But though I had set the install-prefix to specify the install path, after the ninja done, the install directory is still empty, where is my compile result ??? what should I do ???
it is so so so so so so so so so diffcullt to built VTK9.1, I just want use vtk with QT6, I had encounter too many issues, it makes me confuse and had taken me too too too too many many many time, what a badly software!!!
Believe it or not, Kitware invented CMake exactly to make our lives easier when it comes to building VTK. This meta-make does its job so good that it has been adopted in almost all modern C++ projects. VTK’s configuration indeed has a slow learning curve. Give it some time to get acquainted to.
Hi guys:
Actually, I had tried to use cmake + mingw to build VTK for Qt, But it had encounter too many many many many issues, and it takes me two weeks to built, so I had to gave up this tool chains, the official recommend tool chains of VTK is VS + Ninja + cmake, and I had compiled it successfully, but msvc is not a cross-plate tool, it makes me crazy and depressed!! the ITK is not support msvc very well too!!

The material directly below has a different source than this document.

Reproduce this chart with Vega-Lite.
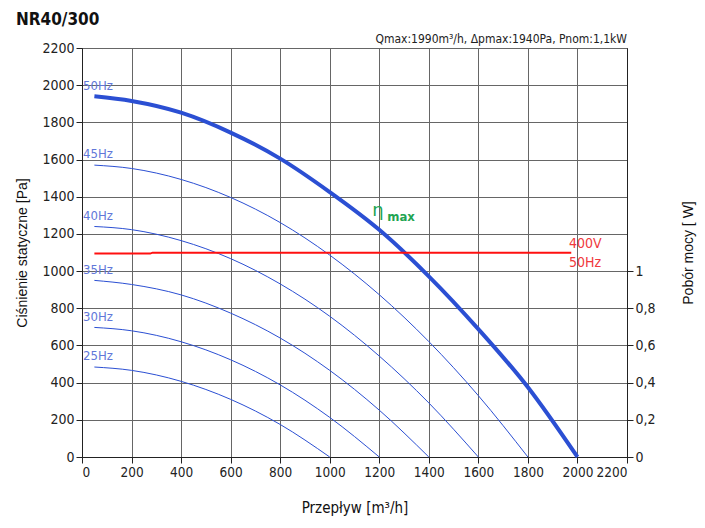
{
  "$schema": "https://vega.github.io/schema/vega-lite/v6.json",
  "width": 545,
  "height": 409,
  "autosize": {"type": "none"},
  "padding": {"left": 82, "top": 48, "right": 78, "bottom": 71},
  "background": "white",
  "title": {"text": "NR40/300", "anchor": "start", "fontSize": 17, "fontWeight": "bold", "font": "DejaVu Sans Condensed, Roboto, sans-serif", "color": "#111", "offset": 4},
  "config": {
    "font": "DejaVu Sans Condensed, Roboto, sans-serif",
    "view": {"stroke": "#222", "strokeWidth": 1},
    "axis": {
      "labelFont": "DejaVu Sans Condensed, Roboto, sans-serif", "labelFontSize": 14, "labelColor": "#222",
      "tickColor": "#222", "tickSize": 6, "labelPadding": 2, "labelOverlap": false,
      "domainColor": "#222", "gridColor": "#666", "gridWidth": 1,
      "titleFont": "Liberation Sans, Arial, sans-serif", "titleFontSize": 14, "titleColor": "#111", "titleFontWeight": "normal"
    }
  },
  "datasets": {
    "curves": [
      {"Q": 50, "p": 1940, "s": "50Hz"}, {"Q": 200, "p": 1915, "s": "50Hz"}, {"Q": 400, "p": 1852, "s": "50Hz"}, {"Q": 600, "p": 1745, "s": "50Hz"}, {"Q": 800, "p": 1605, "s": "50Hz"}, {"Q": 1000, "p": 1425, "s": "50Hz"}, {"Q": 1200, "p": 1222, "s": "50Hz"}, {"Q": 1400, "p": 972, "s": "50Hz"}, {"Q": 1600, "p": 688, "s": "50Hz"}, {"Q": 1800, "p": 375, "s": "50Hz"}, {"Q": 2000, "p": 0, "s": "50Hz"},
      {"Q": 50, "p": 1570, "s": "45Hz"}, {"Q": 200, "p": 1552, "s": "45Hz"}, {"Q": 400, "p": 1493, "s": "45Hz"}, {"Q": 600, "p": 1396, "s": "45Hz"}, {"Q": 800, "p": 1261, "s": "45Hz"}, {"Q": 1000, "p": 1086, "s": "45Hz"}, {"Q": 1200, "p": 873, "s": "45Hz"}, {"Q": 1400, "p": 621, "s": "45Hz"}, {"Q": 1600, "p": 330, "s": "45Hz"}, {"Q": 1800, "p": 0, "s": "45Hz"},
      {"Q": 50, "p": 1240, "s": "40Hz"}, {"Q": 200, "p": 1223, "s": "40Hz"}, {"Q": 400, "p": 1164, "s": "40Hz"}, {"Q": 600, "p": 1067, "s": "40Hz"}, {"Q": 800, "p": 931, "s": "40Hz"}, {"Q": 1000, "p": 757, "s": "40Hz"}, {"Q": 1200, "p": 543, "s": "40Hz"}, {"Q": 1400, "p": 291, "s": "40Hz"}, {"Q": 1600, "p": 0, "s": "40Hz"},
      {"Q": 50, "p": 950, "s": "35Hz"}, {"Q": 200, "p": 928, "s": "35Hz"}, {"Q": 400, "p": 872, "s": "35Hz"}, {"Q": 600, "p": 774, "s": "35Hz"}, {"Q": 800, "p": 640, "s": "35Hz"}, {"Q": 1000, "p": 466, "s": "35Hz"}, {"Q": 1200, "p": 252, "s": "35Hz"}, {"Q": 1400, "p": 0, "s": "35Hz"},
      {"Q": 50, "p": 697, "s": "30Hz"}, {"Q": 200, "p": 679, "s": "30Hz"}, {"Q": 400, "p": 620, "s": "30Hz"}, {"Q": 600, "p": 523, "s": "30Hz"}, {"Q": 800, "p": 388, "s": "30Hz"}, {"Q": 1000, "p": 213, "s": "30Hz"}, {"Q": 1200, "p": 0, "s": "30Hz"},
      {"Q": 50, "p": 484, "s": "25Hz"}, {"Q": 200, "p": 466, "s": "25Hz"}, {"Q": 400, "p": 407, "s": "25Hz"}, {"Q": 600, "p": 310, "s": "25Hz"}, {"Q": 800, "p": 175, "s": "25Hz"}, {"Q": 1000, "p": 0, "s": "25Hz"}
    ],
    "hzlabels": [
      {"Q": 0, "p": 1996, "t": "50Hz"}, {"Q": 0, "p": 1628, "t": "45Hz"}, {"Q": 0, "p": 1298, "t": "40Hz"},
      {"Q": 0, "p": 1006, "t": "35Hz"}, {"Q": 0, "p": 755, "t": "30Hz"}, {"Q": 0, "p": 545, "t": "25Hz"}
    ],
    "power": [
      {"Q": 50, "P": 1.094}, {"Q": 275, "P": 1.094}, {"Q": 285, "P": 1.099}, {"Q": 1975, "P": 1.099}
    ],
    "redlabels": [
      {"Q": 1966, "p": 1146, "t": "400V"}, {"Q": 1966, "p": 1044, "t": "50Hz"}
    ]
  },
  "layer": [
    {
      "encoding": {
        "x": {"field": "Q", "type": "quantitative", "scale": {"domain": [0, 2200], "nice": false},
              "axis": {"values": [0, 200, 400, 600, 800, 1000, 1200, 1400, 1600, 1800, 2000, 2200], "labelFontSize": 13.5, "title": "Przepływ [m³/h]", "titleFont": "DejaVu Sans Condensed, Roboto, sans-serif", "titleFontSize": 15, "titlePadding": 22, "format": "d"}},
        "y": {"field": "p", "type": "quantitative", "scale": {"domain": [0, 2200], "nice": false},
              "axis": {"values": [0, 200, 400, 600, 800, 1000, 1200, 1400, 1600, 1800, 2000, 2200], "tickCount": 12, "title": "Ciśnienie statyczne [Pa]", "titlePadding": 12, "format": "d"}}
      },
      "layer": [
        {
          "data": {"name": "curves"},
          "transform": [{"filter": "datum.s !== '50Hz'"}],
          "mark": {"type": "line", "interpolate": "monotone", "color": "#2b4fd3", "strokeWidth": 1},
          "encoding": {"detail": {"field": "s"}}
        },
        {
          "data": {"name": "curves"},
          "transform": [{"filter": "datum.s === '50Hz'"}],
          "mark": {"type": "line", "interpolate": "monotone", "color": "#2b4fd3", "strokeWidth": 4},
          "encoding": {}
        },
        {
          "data": {"name": "hzlabels"},
          "mark": {"type": "text", "align": "left", "baseline": "middle", "dx": 1, "fontSize": 13, "color": "#6177d9"},
          "encoding": {"text": {"field": "t"}}
        },
        {
          "data": {"name": "redlabels"},
          "mark": {"type": "text", "align": "left", "baseline": "middle", "fontSize": 14, "color": "#f0393d"},
          "encoding": {"text": {"field": "t"}}
        },
        {
          "data": {"values": [{"Q": 1195, "p": 1325, "t": "η"}]},
          "mark": {"type": "text", "align": "center", "baseline": "middle", "fontSize": 18, "font": "DejaVu Sans, sans-serif", "color": "#22a452"},
          "encoding": {"text": {"field": "t"}}
        },
        {
          "data": {"values": [{"Q": 1232, "p": 1291, "t": "max"}]},
          "mark": {"type": "text", "align": "left", "baseline": "middle", "fontSize": 13, "fontWeight": "bold", "color": "#22a452"},
          "encoding": {"text": {"field": "t"}}
        },
        {
          "data": {"values": [{"Q": 2200, "p": 2200, "t": "Qmax:1990m³/h, Δpmax:1940Pa, Pnom:1,1kW"}]},
          "mark": {"type": "text", "align": "right", "baseline": "bottom", "dy": -2, "fontSize": 12, "color": "#222"},
          "encoding": {"text": {"field": "t"}}
        }
      ]
    },
    {
      "data": {"name": "power"},
      "mark": {"type": "line", "color": "#ff1010", "strokeWidth": 2},
      "encoding": {
        "x": {"field": "Q", "type": "quantitative"},
        "y": {"field": "P", "type": "quantitative", "scale": {"domain": [0, 2.2], "nice": false},
              "axis": {"orient": "right", "values": [0, 0.2, 0.4, 0.6, 0.8, 1], "grid": false, "title": "Pobór mocy [ W]", "titleAngle": 270, "titlePadding": 40,
                       "labelExpr": "replace(format(datum.value, '~g'), '.', ',')"}}
      }
    }
  ],
  "resolve": {"scale": {"y": "independent"}, "axis": {"y": "independent"}}
}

to prepare the develop environment almost lead me give up to learn itk + vtk!!
Yes, MSVC is a Windows-only compiler. But you don’t need to worry about this. CMake is a meta-make, that is, it generates a makefile or VS solution file that will work on your platform and selected toolchain. The fact that MSVC is Windows-only is no more of a problem if you use a meta-make likc CMake, Autotools, QMake, etc.
But, if you still want to use MinGW64 (don’t use MinGW, which is a 32-bit only compiler), VTK and ITK compile just fine with it. Still, you don’t need to compile them if you don’t feel comfortable yet. I suggest you to install MSYS2, which is a POSIX-like evironment for Windows that comes with a Linux-like terminal to enter commands and a handy tool called pacman. pacman is a package manager for C/C++ libraries just like conda, pip install, yum, synaptic, etc. For example pacman -S mingw-w64-x86_64-toolchain installs MinGW64 in your MSYS2 environment. Then just use pacman to install all the libraries you want without building them. For example: pacman -S mingw-w64-x86_64-vtk will install a MinGW64-compiled VTK in your system.
If you still want to build all your dependencies, using Conan (https://conan.io/) is also a good solution. Conan is a C++ dependency manager like Java’s Maven. It’ll download, build and manage build artifacts automatically, provided there are the so-called “Conan recipes” for them. Conan recipes are Python scripts that contain instructions on how to build/acquire the dependencies, download sources, etc. You can even write a Conan recipe to build your own software. Conan facilitates a lot CI/CD especially if you need to deliver executables for multiple platforms.